Last week, in an interview, Frishberg of Johns Hopkins said she, too, had been encouraged to acquire stock in 2002, at a dinner she and other members of the company's advisory board attended. She turned it down, she said.
"I told them it was not allowed in my position," Frishberg said. "It breaks ethics rules."
Johns Hopkins put her on leave after learning that she had received payments from the company. Cuomo's office wrote that she received $43,000 for consulting and $22,000 in tuition reimbursement for a doctoral program she was enrolled in.
Tim Lehman, director of financial aid at Capella University also served as a consultant to the company, earning more than $12,000, according to Cuomo's office. And Walter Cathie, dean of student financial aid at Widener University in Pennsylvania, runs a consulting firm that holds conferences on student aid, which representatives of Student Loan Xpress attended at a cost of $80,000.

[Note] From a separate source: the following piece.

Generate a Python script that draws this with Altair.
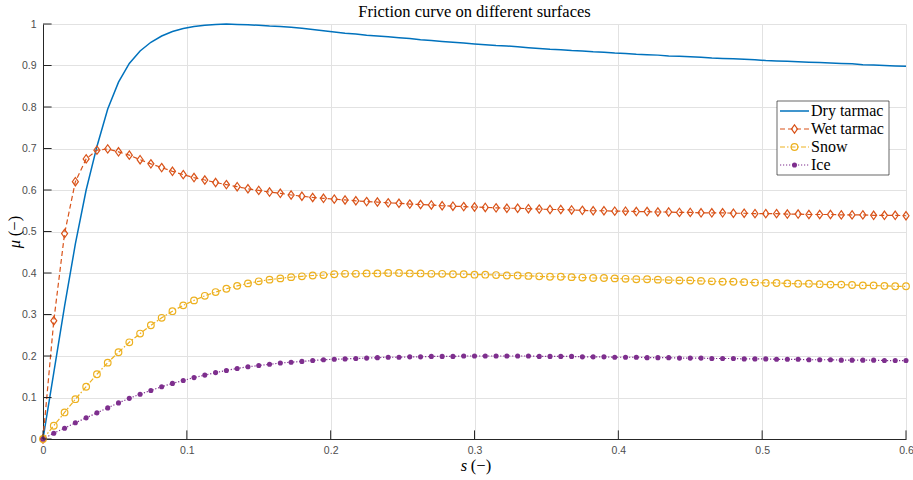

A spokesman for Widener on Monday said the university was looking into the matter. Irene Silber, director of public relations at Capella, said Monday that the university had known of Lehman's consulting arrangement and was reviewing it. She said he did not put Student Loan Xpress on Capella's list of preferred lenders; the company was there when he arrived.
Profits at Student Loan Xpress did not materialize overnight. The company lost $28.3 million in 2002. But by 2003 its portfolio of loans had tripled to more than $3 billion and in the first nine months of 2004, it had profits of more than $10 million. The real payback came in 2005, when the CIT Group bought the company for $318 million.